De commissie beoordeelt het criterium publiek als voldoende. Het NAK bedient naar vermogen en capaciteit (er zijn wachtlijsten) een groeiend deelnemersaantal en is een kwalitatieve publiekstrekker op het gebied van kinderkoorzang. De marketingstrategie om de voor het koor reguliere doelgroep te bereiken, is helder. Het NAK heeft een visie op de beoogde groei van het bereik. Op het gebied van deelnemers betreft dit met name de doelgroepen jongens, oudere kinderen en kinderen met een cultureel diverse achtergrond. Een duidelijke, per groep gespecificeerde strategie die de beoogde doelstellingen op dit vlak bewerkstelligt ontbreekt echter. Uit de aanvraag spreekt weinig kennis van de verschillende doelgroepen of samenwerking met partijen die deze wel bereiken. Het aangeboden product lijkt uitgangspunt te zijn in de gekozen werkwijze; uit de aanvraag blijkt geen afstemming van het aanbod op de verschillende doelgroepen. De commissie constateert een opvallende discrepantie tussen de doelstelling om een breed en cultureel divers (deelnemers)publiek te bereiken en de daadwerkelijke praktijk. Het koor bereikt verhoudingsgewijs een selecte groep Amsterdamse kinderen. De tot op heden gevolgde aanpak om dit te veranderen - teasercursussen in kansarme wijken, prijsbeleid en het Jongerencultuurfonds - lijkt tot op heden nog weinig overtuigende resultaten op te leveren. Er wordt geen publieksonderzoek gedaan.

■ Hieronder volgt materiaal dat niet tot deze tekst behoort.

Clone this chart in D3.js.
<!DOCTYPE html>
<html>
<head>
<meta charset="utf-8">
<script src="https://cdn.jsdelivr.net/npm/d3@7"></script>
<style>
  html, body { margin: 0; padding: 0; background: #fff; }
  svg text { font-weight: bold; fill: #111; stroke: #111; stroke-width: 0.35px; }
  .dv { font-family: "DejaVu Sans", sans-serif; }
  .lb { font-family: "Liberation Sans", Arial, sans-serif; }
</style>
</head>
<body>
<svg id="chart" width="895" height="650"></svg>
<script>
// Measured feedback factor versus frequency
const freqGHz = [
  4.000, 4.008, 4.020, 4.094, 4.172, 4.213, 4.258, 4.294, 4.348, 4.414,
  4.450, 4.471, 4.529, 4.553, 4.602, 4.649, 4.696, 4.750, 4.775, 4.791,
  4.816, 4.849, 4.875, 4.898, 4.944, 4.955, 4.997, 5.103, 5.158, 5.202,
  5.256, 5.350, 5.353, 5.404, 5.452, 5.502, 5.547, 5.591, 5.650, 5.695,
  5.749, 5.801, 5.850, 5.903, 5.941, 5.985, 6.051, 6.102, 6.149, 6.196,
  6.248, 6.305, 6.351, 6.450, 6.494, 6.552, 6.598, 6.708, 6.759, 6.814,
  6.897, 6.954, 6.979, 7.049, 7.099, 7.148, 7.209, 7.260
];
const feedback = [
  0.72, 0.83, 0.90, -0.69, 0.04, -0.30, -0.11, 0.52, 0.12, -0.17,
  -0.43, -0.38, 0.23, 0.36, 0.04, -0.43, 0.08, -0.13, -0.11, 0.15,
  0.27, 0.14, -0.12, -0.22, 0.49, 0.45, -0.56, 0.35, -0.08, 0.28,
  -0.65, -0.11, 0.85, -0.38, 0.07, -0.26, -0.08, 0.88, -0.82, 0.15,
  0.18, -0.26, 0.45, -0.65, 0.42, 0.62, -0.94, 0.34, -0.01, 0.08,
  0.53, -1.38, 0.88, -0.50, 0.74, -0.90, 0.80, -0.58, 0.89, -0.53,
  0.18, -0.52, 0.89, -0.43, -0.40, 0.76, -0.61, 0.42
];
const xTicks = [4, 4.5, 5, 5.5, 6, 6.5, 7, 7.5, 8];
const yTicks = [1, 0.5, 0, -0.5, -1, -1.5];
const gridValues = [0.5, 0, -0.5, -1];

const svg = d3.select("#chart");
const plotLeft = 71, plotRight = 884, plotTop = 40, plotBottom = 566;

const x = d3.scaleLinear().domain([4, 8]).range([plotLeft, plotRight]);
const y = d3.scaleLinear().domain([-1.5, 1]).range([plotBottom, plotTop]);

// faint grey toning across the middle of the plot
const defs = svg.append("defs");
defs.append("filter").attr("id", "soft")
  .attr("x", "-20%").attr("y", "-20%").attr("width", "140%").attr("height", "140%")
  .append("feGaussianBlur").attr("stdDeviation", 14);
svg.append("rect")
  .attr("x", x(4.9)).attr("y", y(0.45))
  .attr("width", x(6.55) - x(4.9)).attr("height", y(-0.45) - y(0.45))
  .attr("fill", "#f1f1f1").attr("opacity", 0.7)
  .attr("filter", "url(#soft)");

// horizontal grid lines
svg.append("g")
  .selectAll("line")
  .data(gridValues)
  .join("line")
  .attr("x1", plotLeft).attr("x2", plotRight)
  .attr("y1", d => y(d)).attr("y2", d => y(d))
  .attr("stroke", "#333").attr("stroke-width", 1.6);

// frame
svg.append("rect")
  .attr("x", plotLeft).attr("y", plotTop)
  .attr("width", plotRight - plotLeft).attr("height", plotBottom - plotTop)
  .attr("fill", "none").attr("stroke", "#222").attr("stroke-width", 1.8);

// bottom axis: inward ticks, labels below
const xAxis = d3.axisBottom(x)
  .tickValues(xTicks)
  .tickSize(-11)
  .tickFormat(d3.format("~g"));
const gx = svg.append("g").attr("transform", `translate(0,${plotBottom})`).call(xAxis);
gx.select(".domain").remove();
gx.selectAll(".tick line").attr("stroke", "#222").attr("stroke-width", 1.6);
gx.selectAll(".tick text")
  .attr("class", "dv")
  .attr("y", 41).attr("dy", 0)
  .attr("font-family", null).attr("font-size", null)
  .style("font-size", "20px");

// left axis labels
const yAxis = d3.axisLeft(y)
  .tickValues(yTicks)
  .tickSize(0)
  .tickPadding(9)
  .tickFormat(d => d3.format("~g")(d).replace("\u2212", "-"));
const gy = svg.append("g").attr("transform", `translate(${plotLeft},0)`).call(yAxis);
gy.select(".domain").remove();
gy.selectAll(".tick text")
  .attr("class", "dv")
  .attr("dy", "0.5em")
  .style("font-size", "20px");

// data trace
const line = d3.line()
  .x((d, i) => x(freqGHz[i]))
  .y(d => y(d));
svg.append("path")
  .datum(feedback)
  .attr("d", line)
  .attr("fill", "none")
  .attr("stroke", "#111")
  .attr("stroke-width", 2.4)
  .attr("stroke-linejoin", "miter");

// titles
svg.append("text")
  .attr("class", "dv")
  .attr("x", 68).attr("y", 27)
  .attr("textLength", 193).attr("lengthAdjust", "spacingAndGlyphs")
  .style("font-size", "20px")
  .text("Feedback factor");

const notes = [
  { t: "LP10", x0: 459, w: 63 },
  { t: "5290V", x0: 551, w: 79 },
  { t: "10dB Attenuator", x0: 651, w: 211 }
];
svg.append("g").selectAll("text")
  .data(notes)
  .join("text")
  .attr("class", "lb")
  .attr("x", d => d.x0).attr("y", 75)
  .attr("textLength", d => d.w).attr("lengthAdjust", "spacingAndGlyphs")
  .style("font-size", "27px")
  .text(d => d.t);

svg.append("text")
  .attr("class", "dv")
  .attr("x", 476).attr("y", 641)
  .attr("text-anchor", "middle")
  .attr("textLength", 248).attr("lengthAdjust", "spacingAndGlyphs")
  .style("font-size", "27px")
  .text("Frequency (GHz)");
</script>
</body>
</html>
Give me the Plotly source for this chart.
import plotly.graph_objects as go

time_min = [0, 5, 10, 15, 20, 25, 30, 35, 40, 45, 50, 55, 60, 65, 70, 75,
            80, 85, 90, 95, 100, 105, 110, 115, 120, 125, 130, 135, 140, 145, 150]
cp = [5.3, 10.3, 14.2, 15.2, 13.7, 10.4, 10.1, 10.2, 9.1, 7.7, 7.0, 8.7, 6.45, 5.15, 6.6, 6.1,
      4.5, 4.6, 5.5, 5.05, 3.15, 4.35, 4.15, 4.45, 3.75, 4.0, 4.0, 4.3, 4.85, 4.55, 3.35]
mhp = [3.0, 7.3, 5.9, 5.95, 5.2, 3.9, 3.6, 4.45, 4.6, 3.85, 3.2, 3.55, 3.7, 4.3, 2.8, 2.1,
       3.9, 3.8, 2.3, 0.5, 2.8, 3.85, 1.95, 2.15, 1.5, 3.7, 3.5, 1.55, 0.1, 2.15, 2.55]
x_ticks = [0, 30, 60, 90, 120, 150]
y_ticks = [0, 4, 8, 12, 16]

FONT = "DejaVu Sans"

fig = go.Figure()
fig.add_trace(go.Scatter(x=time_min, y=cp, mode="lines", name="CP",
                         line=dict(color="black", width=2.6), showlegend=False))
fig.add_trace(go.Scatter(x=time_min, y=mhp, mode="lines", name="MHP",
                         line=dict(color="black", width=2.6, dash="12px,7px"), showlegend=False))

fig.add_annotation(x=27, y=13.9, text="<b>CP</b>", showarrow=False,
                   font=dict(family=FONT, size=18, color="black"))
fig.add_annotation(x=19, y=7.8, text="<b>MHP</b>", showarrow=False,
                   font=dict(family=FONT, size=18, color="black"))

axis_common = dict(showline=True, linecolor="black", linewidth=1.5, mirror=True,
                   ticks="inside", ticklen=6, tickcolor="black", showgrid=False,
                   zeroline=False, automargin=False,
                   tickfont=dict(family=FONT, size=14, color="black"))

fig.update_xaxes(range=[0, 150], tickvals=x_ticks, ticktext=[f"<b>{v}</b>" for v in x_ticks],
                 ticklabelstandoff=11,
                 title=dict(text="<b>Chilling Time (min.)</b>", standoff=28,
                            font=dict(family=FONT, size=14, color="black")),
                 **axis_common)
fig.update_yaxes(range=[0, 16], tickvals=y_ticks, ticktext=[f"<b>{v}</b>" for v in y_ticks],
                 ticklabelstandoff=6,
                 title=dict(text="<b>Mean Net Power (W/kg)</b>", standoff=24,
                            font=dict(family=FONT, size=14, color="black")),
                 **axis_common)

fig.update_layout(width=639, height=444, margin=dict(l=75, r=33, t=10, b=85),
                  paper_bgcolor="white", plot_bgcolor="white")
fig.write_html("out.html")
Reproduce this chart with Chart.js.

De commissie is positief over het feit dat Het NAK voor een bredere dan de huidige doelgroep toegankelijk wil zijn. Zij leest echter in het plan geen inhoudelijke en marketingtechnische aanpak voor het bereiken van kinderen voor wie klassiek gezongen repertoire niet vanzelfsprekend is. Door de nadruk die in de binnenschoolse cultuureducatie momenteel op muziekonderwijs ligt, ligt meer contact met scholen of cultuureducatie-aanbieders die deze doelgroep wel bereiken in dezen voor de hand.

Belang voor de stad: verbinding en spreiding

De commissie beoordeelt de verbinding als voldoende. Binnen de eigen discipline wordt goed samengewerkt met professionele partners als de Nationale Opera en Ballet, Muziekgebouw aan ’t IJ, Stichting Amsterdam Baroque Orchestra & Choir en Muziekschool Amsterdam. Het NAK heeft een belangrijke rol in de toeleiding van leerlingen naar een kunstvakopleiding en werkt hierin goed samen met het Conservatorium van Amsterdam. Met de stedelijke samenleving worden op zich verbindingen aangegaan in de vorm van coalities met maatschappelijke partners als het Jongerencultuurfonds, enkele scholen en Stadspas. De commissie mist echter een structurele, breder maatschappelijke verbinding met de stad middels partners - en actuele, grootstedelijke thematieken - die het bereik en de impact van het koor kunnen vergroten bij publiek dat de aansluiting minder snel uit zichzelf vindt.

De spreiding beoordeelt de commissie als zwak. Alle activiteiten en bezoeken vinden plaats in het centrum en stadsdeel Zuid. Het NAK stelt in de aanvraag de activiteiten uit te willen breiden naar de stadsdelen rondom de ring A10, waar veel kansarme kinderen en jongeren wonen. Deze intenties worden in het plan echter onvoldoende concreet gemaakt om de commissie ervan te kunnen overtuigen dat dit op korte termijn gerealiseerd zal worden.

Conclusie

De commissie adviseert de aanvraag van Stichting Nieuw Amsterdams Kinderkoor op grond van bovenstaande overwegingen niet te honoreren.